Originally posted by kiwi_jono What is the difference between "Nominal" versus non nominal values?
It is hard to say beyond pointing out that all four are in the Makernotes section of the EXIF and that the names are those pinned to these data by the ExifTool developers and interpretation is sometimes "best guess". I thought at first that MinAperture and MaxAperture are the values derived from the "A" contact coding on the lens base and that the "nominal" twins are those reported by the lens through the data contact.
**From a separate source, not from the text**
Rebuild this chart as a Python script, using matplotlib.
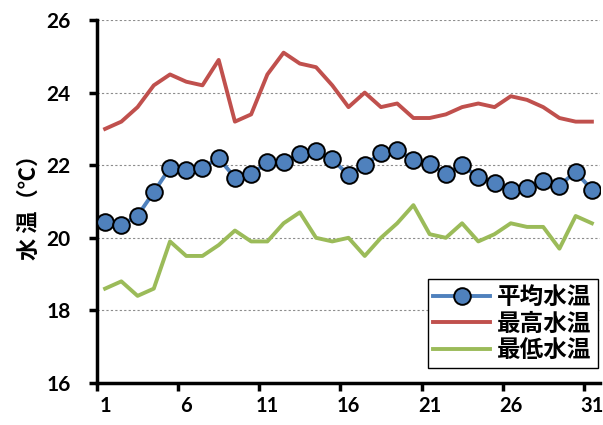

Based on the EXIF from a recent shoot, the values for my FA 35/2.0 are :
Code:
Min Aperture : 22
Lens F Stops : 8.5
Nominal Max Aperture : 2.0
Nominal Min Aperture : 23
Max Aperture : 2.0
Moving to my Pentax-A 70-210/4 at 70mm, I get:
Code:
Min Aperture : 22
Lens F Stops : 8.5
Nominal Max Aperture : 1.0
Nominal Min Aperture : 6
(MaxAperture is missing)
and finally my Pentax-A 50/1.7:
Code:
Min Aperture : 22
Lens F Stops : 8.5
Nominal Max Aperture : 1.0
Nominal Min Aperture : 6
(MaxAperture is missing)
I threw in the Lens F Stops numbers because they may hold a clue. The revised theory might be that Min Aperture and Lens F Stops are derived directly from the mount contacts* and that the evil "nominal" values serve some sort of internal function with the locations possibly being used for different purposes (i.e. overloaded) depending on camera state. This is good except that there is not an 8.5 stop span for any of the lenses I sampled.** As noted by the developers, "Some of these tags require interesting binary gymnastics to decode them into useful values".
To paraphrase Inigo Montoya, "I do not think it means what we think it means."
Steve
* The mount contacts encode minimum aperture and number of f-stops.
** There are 8.5 stops from f/1.2 to f/22, the maximum number of stops possible with the base contact coding.